__What is needed__:
Repeat the material verbatim. Images are excluded from the copy.

__Given material__:
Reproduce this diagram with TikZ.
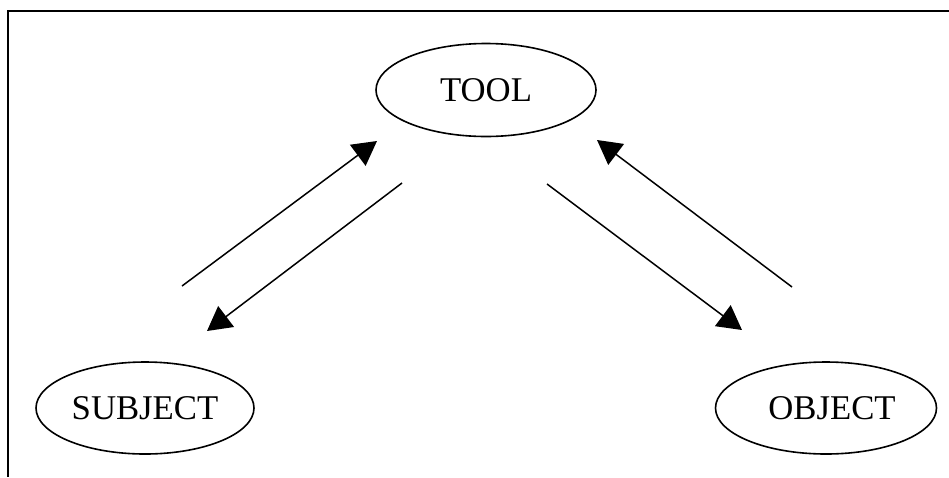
\documentclass[tikz,border=0pt]{standalone}
\usepackage{fontspec}
\setmainfont{Liberation Serif}
\usetikzlibrary{shapes.geometric,arrows.meta}
\begin{document}
\begin{tikzpicture}[x=1pt,y=-1pt,
  ent/.style={draw,ellipse,line width=1.6pt,inner sep=0pt,minimum width=220pt,minimum height=93pt,
    font=\fontsize{34.7}{40}\selectfont},
  conn/.style={line width=1.5pt,-{Triangle[length=24pt,width=26pt]}},
  frameline/.style={line width=2.4pt}]
\useasboundingbox (0,0) rectangle (949,477);
\draw[frameline] (949,11) -- (8,11) -- (8,477);
\node[ent] (tool) at (486,90) {TOOL};
\node[ent,minimum width=218pt,minimum height=92pt] (subject) at (145,408) {SUBJECT};
\node[ent,minimum width=221pt,minimum height=92pt] (object) at (826,408) {\hspace*{12pt}OBJECT};
\coordinate (a1s) at (182,286);
\coordinate (a1e) at (377,141);
\coordinate (a2s) at (402,183);
\coordinate (a2e) at (207,331);
\coordinate (a3s) at (792,287);
\coordinate (a3e) at (597,140);
\coordinate (a4s) at (547,184);
\coordinate (a4e) at (742,330);
\draw[conn] (a1s) -- (a1e);
\draw[conn] (a2s) -- (a2e);
\draw[conn] (a3s) -- (a3e);
\draw[conn] (a4s) -- (a4e);
\end{tikzpicture}
\end{document}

__Answer to the problem__:
Reproduce this diagram with TikZ.
\documentclass[tikz,border=0pt]{standalone}
\usepackage{fontspec}
\setmainfont{Liberation Serif}
\usetikzlibrary{shapes.geometric,arrows.meta}
\begin{document}
\begin{tikzpicture}[x=1pt,y=-1pt,
  ent/.style={draw,ellipse,line width=1.6pt,inner sep=0pt,minimum width=220pt,minimum height=93pt,
    font=\fontsize{34.7}{40}\selectfont},
  conn/.style={line width=1.5pt,-{Triangle[length=24pt,width=26pt]}},
  frameline/.style={line width=2.4pt}]
\useasboundingbox (0,0) rectangle (949,477);
\draw[frameline] (949,11) -- (8,11) -- (8,477);
\node[ent] (tool) at (486,90) {TOOL};
\node[ent,minimum width=218pt,minimum height=92pt] (subject) at (145,408) {SUBJECT};
\node[ent,minimum width=221pt,minimum height=92pt] (object) at (826,408) {\hspace*{12pt}OBJECT};
\coordinate (a1s) at (182,286);
\coordinate (a1e) at (377,141);
\coordinate (a2s) at (402,183);
\coordinate (a2e) at (207,331);
\coordinate (a3s) at (792,287);
\coordinate (a3e) at (597,140);
\coordinate (a4s) at (547,184);
\coordinate (a4e) at (742,330);
\draw[conn] (a1s) -- (a1e);
\draw[conn] (a2s) -- (a2e);
\draw[conn] (a3s) -- (a3e);
\draw[conn] (a4s) -- (a4e);
\end{tikzpicture}
\end{document}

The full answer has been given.